[Exercise description] Output nothing but the number of lines that include the word "code".

[Material for the task]
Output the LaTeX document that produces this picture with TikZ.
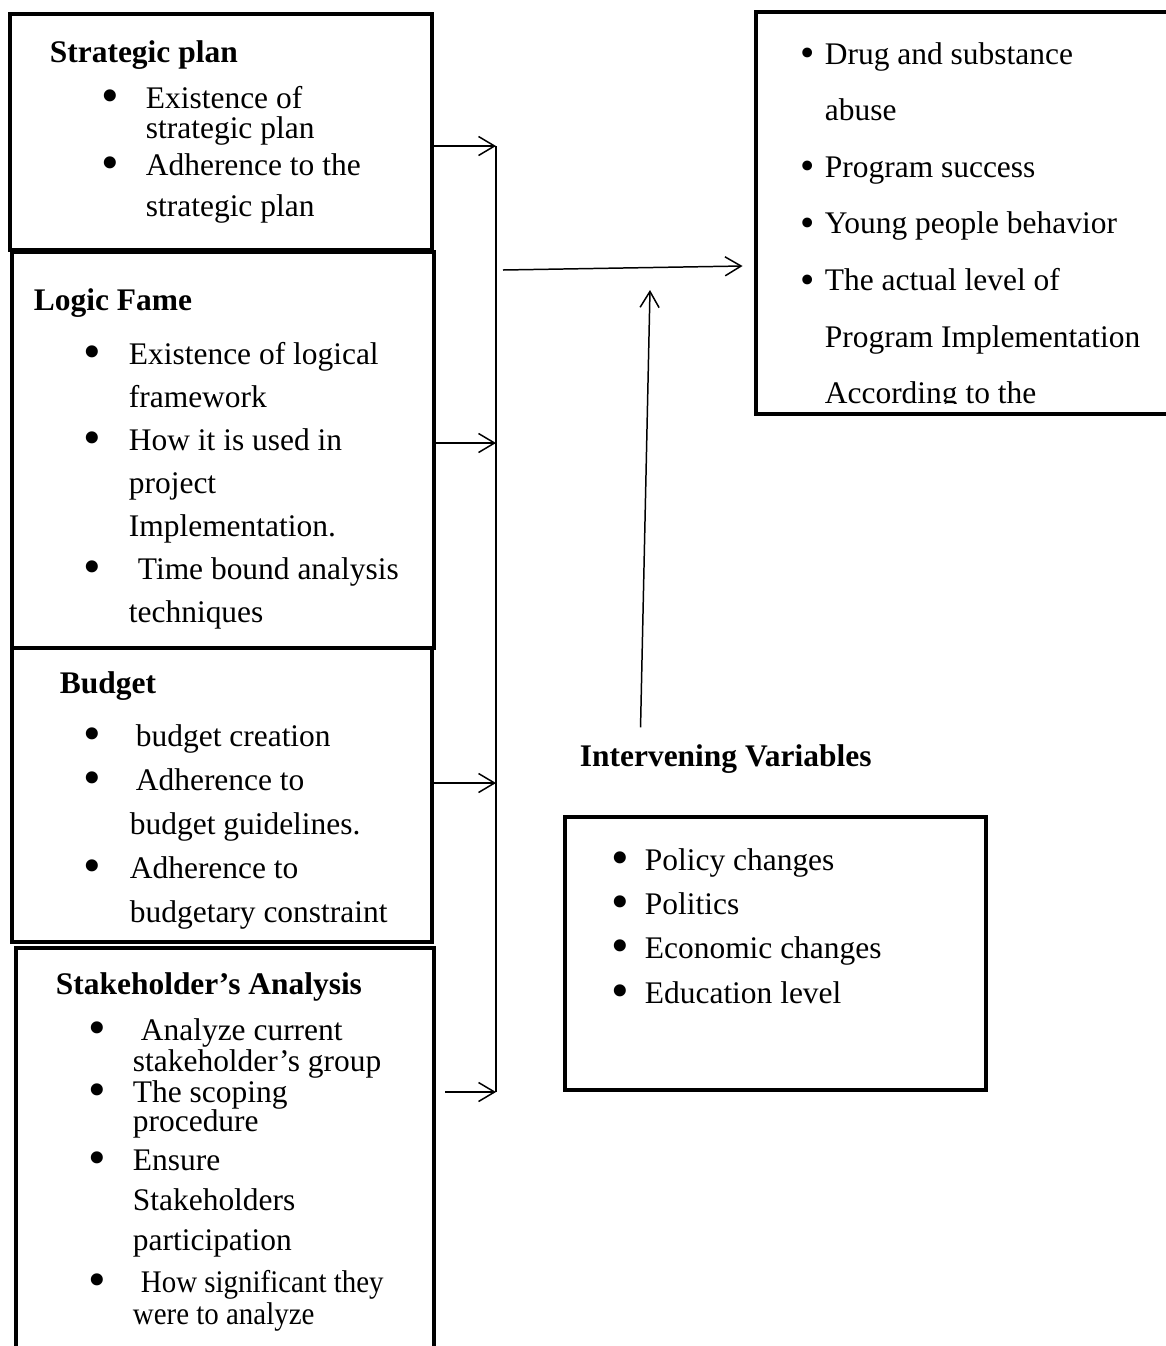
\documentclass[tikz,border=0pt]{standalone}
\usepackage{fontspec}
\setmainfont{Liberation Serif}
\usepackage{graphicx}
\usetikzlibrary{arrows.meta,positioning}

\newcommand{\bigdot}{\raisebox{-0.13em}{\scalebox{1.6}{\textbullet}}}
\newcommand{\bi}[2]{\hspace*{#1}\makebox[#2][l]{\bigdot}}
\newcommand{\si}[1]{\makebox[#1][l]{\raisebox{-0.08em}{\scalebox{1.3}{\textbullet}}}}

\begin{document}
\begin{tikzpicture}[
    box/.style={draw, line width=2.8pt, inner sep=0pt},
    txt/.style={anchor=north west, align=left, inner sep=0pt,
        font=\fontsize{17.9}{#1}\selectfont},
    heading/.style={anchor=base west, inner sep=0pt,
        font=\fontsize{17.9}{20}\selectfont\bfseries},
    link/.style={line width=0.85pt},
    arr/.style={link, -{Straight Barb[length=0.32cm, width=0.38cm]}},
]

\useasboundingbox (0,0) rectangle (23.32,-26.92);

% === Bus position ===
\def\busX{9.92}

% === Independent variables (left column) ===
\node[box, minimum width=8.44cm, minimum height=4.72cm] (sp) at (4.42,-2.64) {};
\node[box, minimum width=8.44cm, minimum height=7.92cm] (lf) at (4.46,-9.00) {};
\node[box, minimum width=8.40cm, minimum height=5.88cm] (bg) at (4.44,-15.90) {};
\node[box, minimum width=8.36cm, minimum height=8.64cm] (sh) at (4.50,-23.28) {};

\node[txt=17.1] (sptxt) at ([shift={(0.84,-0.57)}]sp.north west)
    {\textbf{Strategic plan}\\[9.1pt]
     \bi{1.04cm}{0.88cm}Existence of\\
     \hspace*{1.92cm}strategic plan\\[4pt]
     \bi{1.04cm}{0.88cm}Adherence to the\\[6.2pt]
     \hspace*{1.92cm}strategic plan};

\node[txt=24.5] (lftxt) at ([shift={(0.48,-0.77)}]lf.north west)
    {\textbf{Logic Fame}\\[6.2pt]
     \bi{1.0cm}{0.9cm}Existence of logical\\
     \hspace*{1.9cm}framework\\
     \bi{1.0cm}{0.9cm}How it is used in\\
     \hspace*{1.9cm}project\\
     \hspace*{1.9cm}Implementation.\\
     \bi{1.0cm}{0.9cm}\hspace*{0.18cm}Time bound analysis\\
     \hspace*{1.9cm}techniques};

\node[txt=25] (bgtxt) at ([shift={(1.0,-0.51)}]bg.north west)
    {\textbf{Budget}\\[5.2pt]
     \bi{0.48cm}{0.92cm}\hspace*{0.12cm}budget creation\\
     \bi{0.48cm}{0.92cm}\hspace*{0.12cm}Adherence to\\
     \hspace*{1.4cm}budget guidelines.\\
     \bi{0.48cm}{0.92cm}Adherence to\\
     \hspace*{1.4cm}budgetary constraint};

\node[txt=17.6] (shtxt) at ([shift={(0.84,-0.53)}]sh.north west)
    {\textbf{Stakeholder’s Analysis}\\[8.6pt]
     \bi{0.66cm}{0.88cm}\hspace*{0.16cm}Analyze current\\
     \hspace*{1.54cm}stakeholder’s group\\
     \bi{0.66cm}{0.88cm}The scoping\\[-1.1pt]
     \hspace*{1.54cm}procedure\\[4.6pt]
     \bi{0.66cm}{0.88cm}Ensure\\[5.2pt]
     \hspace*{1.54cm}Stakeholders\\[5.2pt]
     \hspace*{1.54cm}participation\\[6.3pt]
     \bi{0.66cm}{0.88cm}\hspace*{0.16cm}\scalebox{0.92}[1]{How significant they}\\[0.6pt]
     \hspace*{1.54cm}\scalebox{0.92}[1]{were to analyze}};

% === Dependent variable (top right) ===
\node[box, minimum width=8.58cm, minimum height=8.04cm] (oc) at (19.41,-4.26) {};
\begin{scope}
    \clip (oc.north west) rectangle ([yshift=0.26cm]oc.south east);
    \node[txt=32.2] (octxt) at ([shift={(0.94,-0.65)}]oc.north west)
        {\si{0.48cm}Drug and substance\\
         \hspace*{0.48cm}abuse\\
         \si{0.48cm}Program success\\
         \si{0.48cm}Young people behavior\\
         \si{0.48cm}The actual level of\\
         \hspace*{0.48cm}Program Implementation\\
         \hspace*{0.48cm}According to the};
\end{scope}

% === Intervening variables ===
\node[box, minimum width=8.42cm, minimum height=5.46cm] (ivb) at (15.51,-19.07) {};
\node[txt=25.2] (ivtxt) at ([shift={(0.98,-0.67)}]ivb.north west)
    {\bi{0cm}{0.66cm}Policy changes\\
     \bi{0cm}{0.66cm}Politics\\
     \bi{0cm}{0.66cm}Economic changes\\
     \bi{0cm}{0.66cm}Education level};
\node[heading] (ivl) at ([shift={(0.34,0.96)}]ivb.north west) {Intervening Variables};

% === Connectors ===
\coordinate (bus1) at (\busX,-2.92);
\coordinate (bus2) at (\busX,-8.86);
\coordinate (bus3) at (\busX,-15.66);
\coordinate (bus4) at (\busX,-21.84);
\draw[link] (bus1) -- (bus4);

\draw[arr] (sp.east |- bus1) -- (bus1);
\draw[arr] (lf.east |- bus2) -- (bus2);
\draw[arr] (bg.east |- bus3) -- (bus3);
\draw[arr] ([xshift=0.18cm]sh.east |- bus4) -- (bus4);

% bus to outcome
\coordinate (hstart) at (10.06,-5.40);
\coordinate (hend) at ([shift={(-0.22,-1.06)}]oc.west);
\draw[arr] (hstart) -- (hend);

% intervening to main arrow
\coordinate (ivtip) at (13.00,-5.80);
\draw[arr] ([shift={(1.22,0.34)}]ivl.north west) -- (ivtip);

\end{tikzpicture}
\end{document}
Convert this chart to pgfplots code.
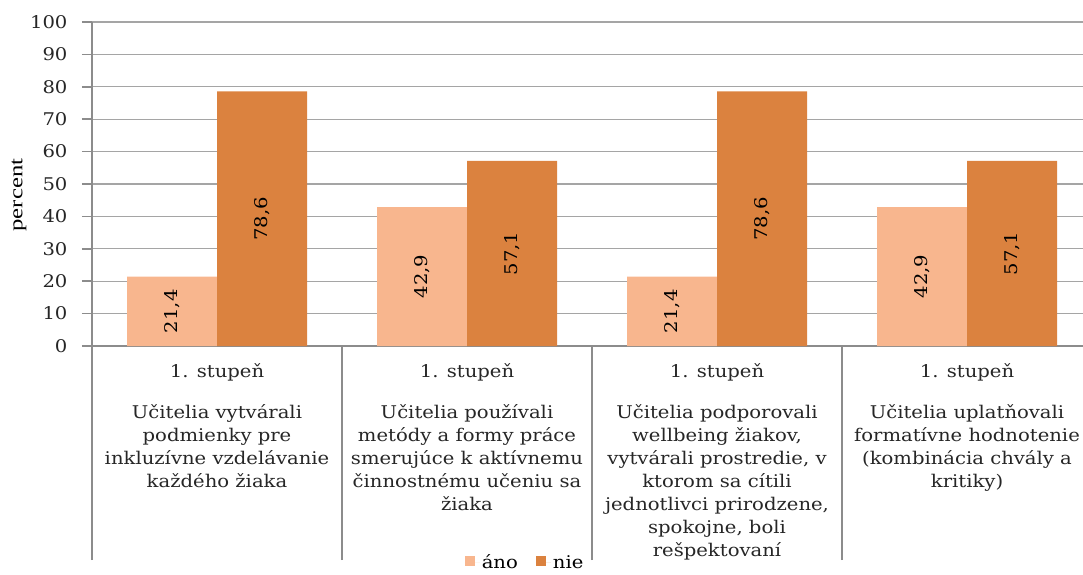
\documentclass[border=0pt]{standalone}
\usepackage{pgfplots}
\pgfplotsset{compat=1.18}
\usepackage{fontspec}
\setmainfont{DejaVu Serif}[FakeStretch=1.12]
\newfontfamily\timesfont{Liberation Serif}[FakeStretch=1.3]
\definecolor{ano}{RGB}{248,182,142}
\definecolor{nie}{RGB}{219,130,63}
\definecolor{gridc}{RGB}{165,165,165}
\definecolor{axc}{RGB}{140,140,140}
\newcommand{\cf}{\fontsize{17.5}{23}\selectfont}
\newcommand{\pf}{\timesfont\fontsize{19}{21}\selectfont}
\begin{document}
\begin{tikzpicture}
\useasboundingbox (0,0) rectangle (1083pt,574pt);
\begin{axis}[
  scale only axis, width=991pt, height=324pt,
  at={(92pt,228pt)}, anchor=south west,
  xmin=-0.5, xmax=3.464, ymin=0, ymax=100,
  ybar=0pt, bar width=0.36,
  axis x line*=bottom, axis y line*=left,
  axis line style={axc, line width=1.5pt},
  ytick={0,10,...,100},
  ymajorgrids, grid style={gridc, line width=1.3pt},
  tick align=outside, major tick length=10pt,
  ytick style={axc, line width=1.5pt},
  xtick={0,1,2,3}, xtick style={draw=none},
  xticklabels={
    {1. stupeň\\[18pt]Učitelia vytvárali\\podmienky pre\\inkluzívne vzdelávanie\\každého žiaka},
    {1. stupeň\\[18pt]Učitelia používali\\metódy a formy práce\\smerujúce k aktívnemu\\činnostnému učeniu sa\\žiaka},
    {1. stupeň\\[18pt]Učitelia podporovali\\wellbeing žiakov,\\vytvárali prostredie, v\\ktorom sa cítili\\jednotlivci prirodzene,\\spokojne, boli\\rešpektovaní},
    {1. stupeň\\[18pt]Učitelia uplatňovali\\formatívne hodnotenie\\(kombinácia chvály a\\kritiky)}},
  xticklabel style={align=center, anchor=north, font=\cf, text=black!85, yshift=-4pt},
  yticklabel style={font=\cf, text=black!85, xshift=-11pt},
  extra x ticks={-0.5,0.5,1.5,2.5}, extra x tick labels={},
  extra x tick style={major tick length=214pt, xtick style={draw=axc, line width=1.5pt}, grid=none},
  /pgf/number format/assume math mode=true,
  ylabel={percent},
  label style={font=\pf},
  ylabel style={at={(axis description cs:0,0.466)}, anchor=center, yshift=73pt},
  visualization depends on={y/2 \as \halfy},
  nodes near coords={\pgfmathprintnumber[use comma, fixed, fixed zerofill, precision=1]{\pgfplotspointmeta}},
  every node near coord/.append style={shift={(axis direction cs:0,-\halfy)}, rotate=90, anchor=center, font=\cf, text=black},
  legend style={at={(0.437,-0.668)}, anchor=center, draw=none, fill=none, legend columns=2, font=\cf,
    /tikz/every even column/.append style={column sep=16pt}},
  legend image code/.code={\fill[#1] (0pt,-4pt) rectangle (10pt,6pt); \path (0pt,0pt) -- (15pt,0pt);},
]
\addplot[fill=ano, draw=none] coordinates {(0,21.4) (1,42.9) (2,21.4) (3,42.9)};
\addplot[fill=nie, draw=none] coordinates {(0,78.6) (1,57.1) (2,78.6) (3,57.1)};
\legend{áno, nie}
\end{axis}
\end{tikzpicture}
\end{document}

[The answer] 2